What to work on:
Output every line exactly as written. Leave out pictures.

Raw data:
-- START --

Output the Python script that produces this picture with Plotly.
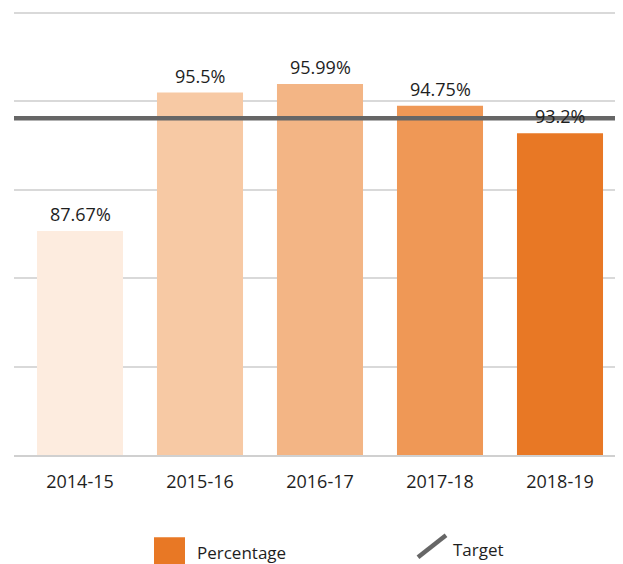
import plotly.graph_objects as go

categories = ["2014-15", "2015-16", "2016-17", "2017-18", "2018-19"]
percentage = [87.67, 95.5, 95.99, 94.75, 93.2]
labels = ["87.67%", "95.5%", "95.99%", "94.75%", "93.2%"]
target = 94.05
axis_min = 75
bar_colors = ["#fdecdf", "#f7c9a4", "#f3b585", "#ef9856", "#e87825"]

FONT = "Open Sans, Noto Sans, sans-serif"

fig = go.Figure()
fig.add_trace(go.Bar(
    x=categories, y=[v - axis_min for v in percentage], base=axis_min, width=0.717,
    marker=dict(color=bar_colors, line=dict(width=0)),
    name="Percentage", showlegend=False, hoverinfo="skip",
))

fig.add_hline(y=target, line=dict(color="#666666", width=4.5), layer="above")

for c, v, t in zip(categories, percentage, labels):
    fig.add_annotation(x=c, y=v, text=t, showarrow=False, yanchor="bottom",
                       yshift=3, font=dict(family=FONT, size=18, color="#1e1e1e"))

# custom legend (paper coords relative to plot area)
fig.add_shape(type="rect", xref="paper", yref="paper",
              x0=(154-14)/609, x1=(185-14)/609, y0=-(537-455)/442, y1=-(570-455)/442,
              fillcolor="#e87825", line=dict(width=0))
fig.add_annotation(xref="paper", yref="paper", x=(195-14)/609, y=-(552-455)/442,
                   text="Percentage", showarrow=False, xanchor="left", yanchor="middle",
                   font=dict(family=FONT, size=17, color="#1e1e1e"))
fig.add_shape(type="line", xref="paper", yref="paper",
              x0=(418-14)/609, x1=(446-14)/609, y0=-(557-455)/442, y1=-(535-455)/442,
              line=dict(color="#666666", width=4.5))
fig.add_annotation(xref="paper", yref="paper", x=(451-14)/609, y=-(549-455)/442,
                   text="Target", showarrow=False, xanchor="left", yanchor="middle",
                   font=dict(family=FONT, size=17, color="#1e1e1e"))

fig.update_layout(
    width=615, height=556,
    margin=dict(l=6, r=0, t=4, b=109),
    paper_bgcolor="white", plot_bgcolor="white",
    showlegend=False,
    font=dict(family=FONT, size=16, color="#1e1e1e"),
    xaxis=dict(range=[-0.55, 4.525], showgrid=False, showline=True,
               linecolor="#d0d0d0", linewidth=1.5, ticks="",
               tickfont=dict(family=FONT, size=18, color="#1e1e1e"),
               ticklabelstandoff=10, fixedrange=True),
    yaxis=dict(range=[75, 100.06], tickvals=[75, 80, 85, 90, 95, 100], showticklabels=False,
               showgrid=True, gridcolor="#d9d9d9", gridwidth=1.5,
               zeroline=False, showline=False, fixedrange=True),
)

fig.write_html("out.html")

-- END --

Written reply:
Output the Python script that produces this picture with Plotly.
import plotly.graph_objects as go

categories = ["2014-15", "2015-16", "2016-17", "2017-18", "2018-19"]
percentage = [87.67, 95.5, 95.99, 94.75, 93.2]
labels = ["87.67%", "95.5%", "95.99%", "94.75%", "93.2%"]
target = 94.05
axis_min = 75
bar_colors = ["#fdecdf", "#f7c9a4", "#f3b585", "#ef9856", "#e87825"]

FONT = "Open Sans, Noto Sans, sans-serif"

fig = go.Figure()
fig.add_trace(go.Bar(
    x=categories, y=[v - axis_min for v in percentage], base=axis_min, width=0.717,
    marker=dict(color=bar_colors, line=dict(width=0)),
    name="Percentage", showlegend=False, hoverinfo="skip",
))

fig.add_hline(y=target, line=dict(color="#666666", width=4.5), layer="above")

for c, v, t in zip(categories, percentage, labels):
    fig.add_annotation(x=c, y=v, text=t, showarrow=False, yanchor="bottom",
                       yshift=3, font=dict(family=FONT, size=18, color="#1e1e1e"))

# custom legend (paper coords relative to plot area)
fig.add_shape(type="rect", xref="paper", yref="paper",
              x0=(154-14)/609, x1=(185-14)/609, y0=-(537-455)/442, y1=-(570-455)/442,
              fillcolor="#e87825", line=dict(width=0))
fig.add_annotation(xref="paper", yref="paper", x=(195-14)/609, y=-(552-455)/442,
                   text="Percentage", showarrow=False, xanchor="left", yanchor="middle",
                   font=dict(family=FONT, size=17, color="#1e1e1e"))
fig.add_shape(type="line", xref="paper", yref="paper",
              x0=(418-14)/609, x1=(446-14)/609, y0=-(557-455)/442, y1=-(535-455)/442,
              line=dict(color="#666666", width=4.5))
fig.add_annotation(xref="paper", yref="paper", x=(451-14)/609, y=-(549-455)/442,
                   text="Target", showarrow=False, xanchor="left", yanchor="middle",
                   font=dict(family=FONT, size=17, color="#1e1e1e"))

fig.update_layout(
    width=615, height=556,
    margin=dict(l=6, r=0, t=4, b=109),
    paper_bgcolor="white", plot_bgcolor="white",
    showlegend=False,
    font=dict(family=FONT, size=16, color="#1e1e1e"),
    xaxis=dict(range=[-0.55, 4.525], showgrid=False, showline=True,
               linecolor="#d0d0d0", linewidth=1.5, ticks="",
               tickfont=dict(family=FONT, size=18, color="#1e1e1e"),
               ticklabelstandoff=10, fixedrange=True),
    yaxis=dict(range=[75, 100.06], tickvals=[75, 80, 85, 90, 95, 100], showticklabels=False,
               showgrid=True, gridcolor="#d9d9d9", gridwidth=1.5,
               zeroline=False, showline=False, fixedrange=True),
)

fig.write_html("out.html")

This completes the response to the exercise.